Roots: Meet Your Marker

Family history enthusiasts welcome new advances in DNA testing.

Written by Paul Jones

Posted January 18, 2013
Colour illustration

My friend Elizabeth is thrilled. An adoptee, she has almost certainly identified her birth father after a search of more than forty years. Little did she realize that the truth would be extracted not from a musty register or an octogenarian’s fading memories but from the sequencers and analyzers of a state-of-the-art laboratory. Through DNA testing not available to the public just three years ago, researchers like her are now resolving formerly hopeless family history problems.

Until recently, genetics offered limited utility to genealogists. True, DNA testing occasionally exhibited immense potential, as in the demonstration that Thomas Jefferson (or a close male relative) fathered at least some of the children of his slave Sally Hemings. But it also had unfortunate limitations. The most robust tests applied only to DNA inherited through strict paternal or maternal lines of descent — for instance, a father’s father’s father or a mother’s mother’s mother.

Too bad if you were attempting to prove a match to your mother’s father’s father, or your father’s mother’s mother, or some other ancestor who deviated from the strict male or female lines. As a case in point, fully ninety per cent of our Victorian-era forebears are not connected to us through strict paternal or maternal lines.

Some tests claimed to identify a broader range of relatives, but they were severely, if not totally, compromised by the paltry number of DNA markers analyzed by the technology of the time.

Genealogists became experts at reframing their problems so that the available tests could be made to apply. Women would routinely recruit their fathers, brothers, or paternal uncles as surrogates to explore their patrilineage. This tactic remains useful in exploring the paternal line.

Men are somewhat luckier in that they carry the particular DNA required for a maternal-line test — they just can’t pass it along to the next generation. As I write, this wrinkle may prove conclusive regarding a recently unearthed skeleton conjectured to be the remains of England’s Richard III. If DNA can be extracted, it will be compared with a present-day sample taken from a matrilineal descendant of one of Richard’s sisters. This plan presupposes that there is an uninterrupted family line from the fifteenth century that will allow ready identification of today’s living descendants.

So what’s changed to remove the irksome restriction to paternal and maternal lines? First of all, the technology. DNA analysis is now so turbocharged that hundreds of thousands of locations across one’s genome can be checked without having to remortgage your home. The service I use examines more than 700,000 of these markers for US$289 per person. This huge sample allows detailed calculations to determine the probability, with a high measure of confidence, of the degree of relatedness of two individuals. We get clear-cut and statistically credible predictions that two individuals are siblings, first cousins, second cousins, and so on.

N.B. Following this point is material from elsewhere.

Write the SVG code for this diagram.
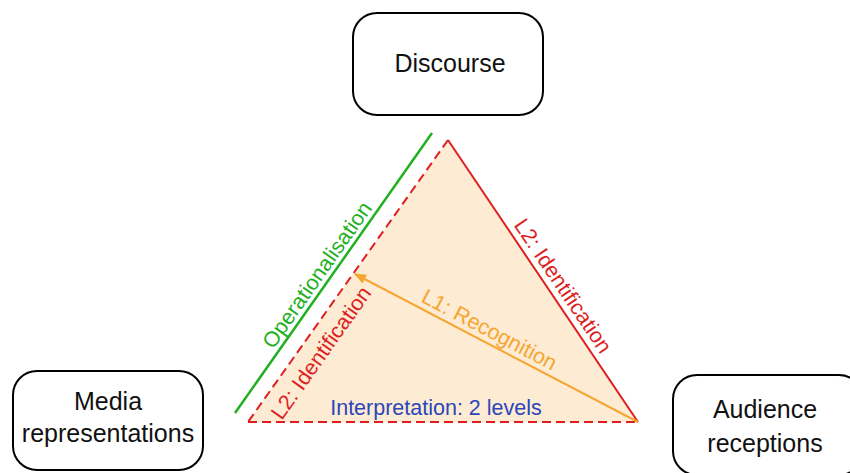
<svg xmlns="http://www.w3.org/2000/svg" width="850" height="473" viewBox="0 0 850 473">
  <style>
    .box { fill: #ffffff; stroke: #000000; stroke-width: 2; }
    .boxtext { font-family: "Liberation Sans", Arial, sans-serif; font-size: 25px; fill: #111111; text-anchor: middle; }
    .lbl { font-family: "Liberation Sans", Arial, sans-serif; font-size: 21.5px; text-anchor: middle; }
  </style>
  <defs>
    <marker id="arrowOrange" viewBox="0 0 12 10" refX="11" refY="5" markerWidth="13" markerHeight="10" orient="auto" markerUnits="userSpaceOnUse">
      <path d="M0,0 L12,5 L0,10 z" fill="#f7a530"/>
    </marker>
  </defs>
  <rect width="850" height="473" fill="#ffffff"/>

  <!-- interpretation triangle -->
  <g id="triangle">
    <polygon points="448,140 638,422 248,422" fill="#fdebd3" stroke="none"/>
    <line x1="448" y1="140" x2="638" y2="422" stroke="#dd1f1f" stroke-width="2"/>
    <line x1="448" y1="140" x2="248" y2="422" stroke="#dd1f1f" stroke-width="2" stroke-dasharray="9,5"/>
    <line x1="248" y1="422" x2="638" y2="422" stroke="#dd1f1f" stroke-width="2" stroke-dasharray="9,5"/>
  </g>

  <!-- connectors -->
  <g id="connectors">
    <line x1="235" y1="413" x2="432" y2="133" stroke="#22b022" stroke-width="2.5"/>
    <line x1="638" y1="422" x2="355" y2="274" stroke="#f7a530" stroke-width="2" marker-end="url(#arrowOrange)"/>
  </g>

  <!-- labels -->
  <g id="labels">
    <text class="lbl" fill="#22b022" transform="translate(323,279) rotate(-54.9)">Operationalisation</text>
    <text class="lbl" fill="#dd1f1f" transform="translate(327,357) rotate(-54.7)">L2: Identification</text>
    <text class="lbl" fill="#f7a530" transform="translate(486,336) rotate(27.8)">L1: Recognition</text>
    <text class="lbl" fill="#dd1f1f" transform="translate(557,290) rotate(56)">L2: Identification</text>
    <text class="lbl" fill="#2b47b8" x="436" y="415">Interpretation: 2 levels</text>
  </g>

  <g id="discourse">
    <rect class="box" x="353" y="13" width="190" height="102" rx="24"/>
    <text class="boxtext" x="450" y="72">Discourse</text>
  </g>
  <g id="media">
    <rect class="box" x="13" y="371" width="190" height="99" rx="24"/>
    <text class="boxtext" x="108" y="410">Media</text>
    <text class="boxtext" x="108" y="442">representations</text>
  </g>
  <g id="audience">
    <rect class="box" x="673" y="375" width="190" height="100" rx="24"/>
    <text class="boxtext" x="765" y="418">Audience</text>
    <text class="boxtext" x="765" y="452">receptions</text>
  </g>
</svg>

Secondly, a critical mass of people — estimated to be into the hundreds of thousands — has now taken such tests. My 700,000-plus markers are pretty meaningless to me in isolation. Only when compared to other profiles do they assume significance. Through the database assembled by my testing company, I now have access to newly discovered third and fourth cousins with whom I can work on our joint family trees. Perhaps these distant relatives have different family stories, documents, and heirlooms that can enrich my own research. Over time, as more and more people do the tests and end up in the database, I will be introduced to increasing numbers of “lost” cousins.

More dramatic, though, are breakthroughs that would have been unthinkable via conventional research. In his recent book, Finding Family, genealogy blogger Richard Hill details his quest to find his birth parents after a chance 1964 disclosure that he had been adopted. By late in the last decade, Hill thought the matter had been resolved; but he was wrong, deceived by the limited statistical reliability of early DNA analysis. Finally, earlier this year, the most powerful DNA test on the general market provided unarguable confirmation of the last pieces of the puzzle: the true identity of Hill’s biological father and half siblings.

Discoveries like this change lives, not just for the researcher but also for newly found family members. Elizabeth and her new half sisters can’t wait.

Paul Jones, a former publisher, is a writer, consultant, and avid genealogical researcher.